## Given task
Give an exact transcription of every line, dropping the images.

<<<<

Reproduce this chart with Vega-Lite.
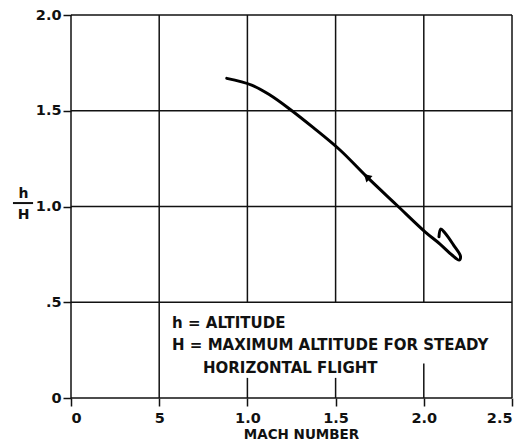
{
  "$schema": "https://vega.github.io/schema/vega-lite/v6.json",
  "width": 441,
  "height": 383,
  "autosize": "none",
  "padding": {"left": 71, "top": 15, "right": 12, "bottom": 46},
  "background": "white",
  "config": {
    "view": {"stroke": null},
    "axis": {
      "labelFont": "DejaVu Sans",
      "labelFontWeight": "bold",
      "labelFontSize": 14.5,
      "labelColor": "#111",
      "tickColor": "#111",
      "tickWidth": 1.5,
      "tickSize": 8,
      "domain": false,
      "grid": false,
      "titleFont": "DejaVu Sans",
      "titleFontWeight": "bold",
      "titleColor": "#111"
    }
  },
  "datasets": {
    "vgrid": [
      {"x": 0, "y": 0, "y2": 2},
      {"x": 0.5, "y": 0, "y2": 2},
      {"x": 1.0, "y": 0.5, "y2": 2},
      {"x": 1.5, "y": 0.5, "y2": 2},
      {"x": 2.0, "y": 0.5, "y2": 2},
      {"x": 2.5, "y": 0, "y2": 2},
      {"x": 1.0, "y": 0, "y2": 0.105},
      {"x": 1.5, "y": 0, "y2": 0.105},
      {"x": 2.0, "y": 0, "y2": 0.18}
    ],
    "hgrid": [
      {"y": 0, "x": 0, "x2": 2.5},
      {"y": 0.5, "x": 0, "x2": 2.5},
      {"y": 1.0, "x": 0, "x2": 2.5},
      {"y": 1.5, "x": 0, "x2": 2.5},
      {"y": 2.0, "x": 0, "x2": 2.5}
    ],
    "fracbar": [{"x": -0.329, "x2": -0.215, "y": 1.018}],
    "curve": [
      {"i": 1, "m": 2.086, "h": 0.842},
      {"i": 2, "m": 2.096, "h": 0.882},
      {"i": 3, "m": 2.118, "h": 0.864},
      {"i": 4, "m": 2.167, "h": 0.801},
      {"i": 5, "m": 2.208, "h": 0.74},
      {"i": 6, "m": 2.2, "h": 0.72},
      {"i": 7, "m": 2.158, "h": 0.748},
      {"i": 8, "m": 2.092, "h": 0.804},
      {"i": 9, "m": 2.007, "h": 0.868},
      {"i": 10, "m": 1.846, "h": 1.008},
      {"i": 11, "m": 1.676, "h": 1.156},
      {"i": 12, "m": 1.525, "h": 1.295},
      {"i": 13, "m": 1.372, "h": 1.413},
      {"i": 14, "m": 1.241, "h": 1.508},
      {"i": 15, "m": 1.128, "h": 1.582},
      {"i": 16, "m": 1.024, "h": 1.634},
      {"i": 17, "m": 0.883, "h": 1.669}
    ],
    "arrow": [{"m": 1.676, "h": 1.156}],
    "notes": [
      {"m": 0.573, "h": 0.366, "t": "h = ALTITUDE"},
      {"m": 0.573, "h": 0.251, "t": "H = MAXIMUM ALTITUDE FOR STEADY"},
      {"m": 0.748, "h": 0.131, "t": "HORIZONTAL FLIGHT"}
    ]
  },
  "layer": [
    {
      "data": {"name": "vgrid"},
      "mark": {"type": "rule", "color": "#111", "strokeWidth": 1.5},
      "encoding": {
        "x": {
          "field": "x", "type": "quantitative",
          "scale": {"domain": [0, 2.5], "nice": false},
          "axis": {
            "values": [0, 0.5, 1.0, 1.5, 2.0, 2.5],
            "labelExpr": "datum.value == 0 ? '0' : datum.value == 0.5 ? '5' : format(datum.value, '.1f')",
            "labelPadding": 5,
            "title": "MACH NUMBER",
            "titleFontSize": 13.5,
            "titlePadding": 3,
            "titleX": 230
          }
        },
        "y": {
          "field": "y", "type": "quantitative",
          "scale": {"domain": [0, 2], "nice": false},
          "axis": {
            "values": [0, 0.5, 1.0, 1.5, 2.0],
            "labelExpr": "datum.value == 0 ? '0' : datum.value == 0.5 ? '.5' : format(datum.value, '.1f')",
            "labelPadding": 2,
            "title": ["h", "H"],
            "titleAngle": 0,
            "titleFontSize": 14,
            "titleLineHeight": 21,
            "titleAlign": "center",
            "titleBaseline": "middle",
            "titleX": -48,
            "titleY": 178
          }
        },
        "y2": {"field": "y2"}
      }
    },
    {
      "data": {"name": "hgrid"},
      "mark": {"type": "rule", "color": "#111", "strokeWidth": 1.5},
      "encoding": {
        "y": {"field": "y", "type": "quantitative"},
        "x": {"field": "x", "type": "quantitative"},
        "x2": {"field": "x2"}
      }
    },
    {
      "data": {"name": "fracbar"},
      "mark": {"type": "rule", "color": "#111", "strokeWidth": 2, "clip": false},
      "encoding": {
        "y": {"field": "y", "type": "quantitative"},
        "x": {"field": "x", "type": "quantitative"},
        "x2": {"field": "x2"}
      }
    },
    {
      "data": {"name": "curve"},
      "mark": {"type": "line", "color": "#000", "strokeWidth": 3, "interpolate": "catmull-rom", "strokeCap": "round", "strokeJoin": "round"},
      "encoding": {
        "x": {"field": "m", "type": "quantitative"},
        "y": {"field": "h", "type": "quantitative"},
        "order": {"field": "i", "type": "quantitative"}
      }
    },
    {
      "data": {"name": "arrow"},
      "mark": {"type": "point", "shape": "triangle-up", "filled": true, "color": "#000", "size": 80, "angle": 313, "opacity": 1},
      "encoding": {
        "x": {"field": "m", "type": "quantitative"},
        "y": {"field": "h", "type": "quantitative"}
      }
    },
    {
      "data": {"name": "notes"},
      "mark": {"type": "text", "align": "left", "baseline": "alphabetic", "font": "DejaVu Sans", "fontWeight": "bold", "fontSize": 15, "color": "#111"},
      "encoding": {
        "x": {"field": "m", "type": "quantitative"},
        "y": {"field": "h", "type": "quantitative"},
        "text": {"field": "t"}
      }
    }
  ]
}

>>>>

## Answer to this task
Reproduce this chart with Vega-Lite.
{
  "$schema": "https://vega.github.io/schema/vega-lite/v6.json",
  "width": 441,
  "height": 383,
  "autosize": "none",
  "padding": {"left": 71, "top": 15, "right": 12, "bottom": 46},
  "background": "white",
  "config": {
    "view": {"stroke": null},
    "axis": {
      "labelFont": "DejaVu Sans",
      "labelFontWeight": "bold",
      "labelFontSize": 14.5,
      "labelColor": "#111",
      "tickColor": "#111",
      "tickWidth": 1.5,
      "tickSize": 8,
      "domain": false,
      "grid": false,
      "titleFont": "DejaVu Sans",
      "titleFontWeight": "bold",
      "titleColor": "#111"
    }
  },
  "datasets": {
    "vgrid": [
      {"x": 0, "y": 0, "y2": 2},
      {"x": 0.5, "y": 0, "y2": 2},
      {"x": 1.0, "y": 0.5, "y2": 2},
      {"x": 1.5, "y": 0.5, "y2": 2},
      {"x": 2.0, "y": 0.5, "y2": 2},
      {"x": 2.5, "y": 0, "y2": 2},
      {"x": 1.0, "y": 0, "y2": 0.105},
      {"x": 1.5, "y": 0, "y2": 0.105},
      {"x": 2.0, "y": 0, "y2": 0.18}
    ],
    "hgrid": [
      {"y": 0, "x": 0, "x2": 2.5},
      {"y": 0.5, "x": 0, "x2": 2.5},
      {"y": 1.0, "x": 0, "x2": 2.5},
      {"y": 1.5, "x": 0, "x2": 2.5},
      {"y": 2.0, "x": 0, "x2": 2.5}
    ],
    "fracbar": [{"x": -0.329, "x2": -0.215, "y": 1.018}],
    "curve": [
      {"i": 1, "m": 2.086, "h": 0.842},
      {"i": 2, "m": 2.096, "h": 0.882},
      {"i": 3, "m": 2.118, "h": 0.864},
      {"i": 4, "m": 2.167, "h": 0.801},
      {"i": 5, "m": 2.208, "h": 0.74},
      {"i": 6, "m": 2.2, "h": 0.72},
      {"i": 7, "m": 2.158, "h": 0.748},
      {"i": 8, "m": 2.092, "h": 0.804},
      {"i": 9, "m": 2.007, "h": 0.868},
      {"i": 10, "m": 1.846, "h": 1.008},
      {"i": 11, "m": 1.676, "h": 1.156},
      {"i": 12, "m": 1.525, "h": 1.295},
      {"i": 13, "m": 1.372, "h": 1.413},
      {"i": 14, "m": 1.241, "h": 1.508},
      {"i": 15, "m": 1.128, "h": 1.582},
      {"i": 16, "m": 1.024, "h": 1.634},
      {"i": 17, "m": 0.883, "h": 1.669}
    ],
    "arrow": [{"m": 1.676, "h": 1.156}],
    "notes": [
      {"m": 0.573, "h": 0.366, "t": "h = ALTITUDE"},
      {"m": 0.573, "h": 0.251, "t": "H = MAXIMUM ALTITUDE FOR STEADY"},
      {"m": 0.748, "h": 0.131, "t": "HORIZONTAL FLIGHT"}
    ]
  },
  "layer": [
    {
      "data": {"name": "vgrid"},
      "mark": {"type": "rule", "color": "#111", "strokeWidth": 1.5},
      "encoding": {
        "x": {
          "field": "x", "type": "quantitative",
          "scale": {"domain": [0, 2.5], "nice": false},
          "axis": {
            "values": [0, 0.5, 1.0, 1.5, 2.0, 2.5],
            "labelExpr": "datum.value == 0 ? '0' : datum.value == 0.5 ? '5' : format(datum.value, '.1f')",
            "labelPadding": 5,
            "title": "MACH NUMBER",
            "titleFontSize": 13.5,
            "titlePadding": 3,
            "titleX": 230
          }
        },
        "y": {
          "field": "y", "type": "quantitative",
          "scale": {"domain": [0, 2], "nice": false},
          "axis": {
            "values": [0, 0.5, 1.0, 1.5, 2.0],
            "labelExpr": "datum.value == 0 ? '0' : datum.value == 0.5 ? '.5' : format(datum.value, '.1f')",
            "labelPadding": 2,
            "title": ["h", "H"],
            "titleAngle": 0,
            "titleFontSize": 14,
            "titleLineHeight": 21,
            "titleAlign": "center",
            "titleBaseline": "middle",
            "titleX": -48,
            "titleY": 178
          }
        },
        "y2": {"field": "y2"}
      }
    },
    {
      "data": {"name": "hgrid"},
      "mark": {"type": "rule", "color": "#111", "strokeWidth": 1.5},
      "encoding": {
        "y": {"field": "y", "type": "quantitative"},
        "x": {"field": "x", "type": "quantitative"},
        "x2": {"field": "x2"}
      }
    },
    {
      "data": {"name": "fracbar"},
      "mark": {"type": "rule", "color": "#111", "strokeWidth": 2, "clip": false},
      "encoding": {
        "y": {"field": "y", "type": "quantitative"},
        "x": {"field": "x", "type": "quantitative"},
        "x2": {"field": "x2"}
      }
    },
    {
      "data": {"name": "curve"},
      "mark": {"type": "line", "color": "#000", "strokeWidth": 3, "interpolate": "catmull-rom", "strokeCap": "round", "strokeJoin": "round"},
      "encoding": {
        "x": {"field": "m", "type": "quantitative"},
        "y": {"field": "h", "type": "quantitative"},
        "order": {"field": "i", "type": "quantitative"}
      }
    },
    {
      "data": {"name": "arrow"},
      "mark": {"type": "point", "shape": "triangle-up", "filled": true, "color": "#000", "size": 80, "angle": 313, "opacity": 1},
      "encoding": {
        "x": {"field": "m", "type": "quantitative"},
        "y": {"field": "h", "type": "quantitative"}
      }
    },
    {
      "data": {"name": "notes"},
      "mark": {"type": "text", "align": "left", "baseline": "alphabetic", "font": "DejaVu Sans", "fontWeight": "bold", "fontSize": 15, "color": "#111"},
      "encoding": {
        "x": {"field": "m", "type": "quantitative"},
        "y": {"field": "h", "type": "quantitative"},
        "text": {"field": "t"}
      }
    }
  ]
}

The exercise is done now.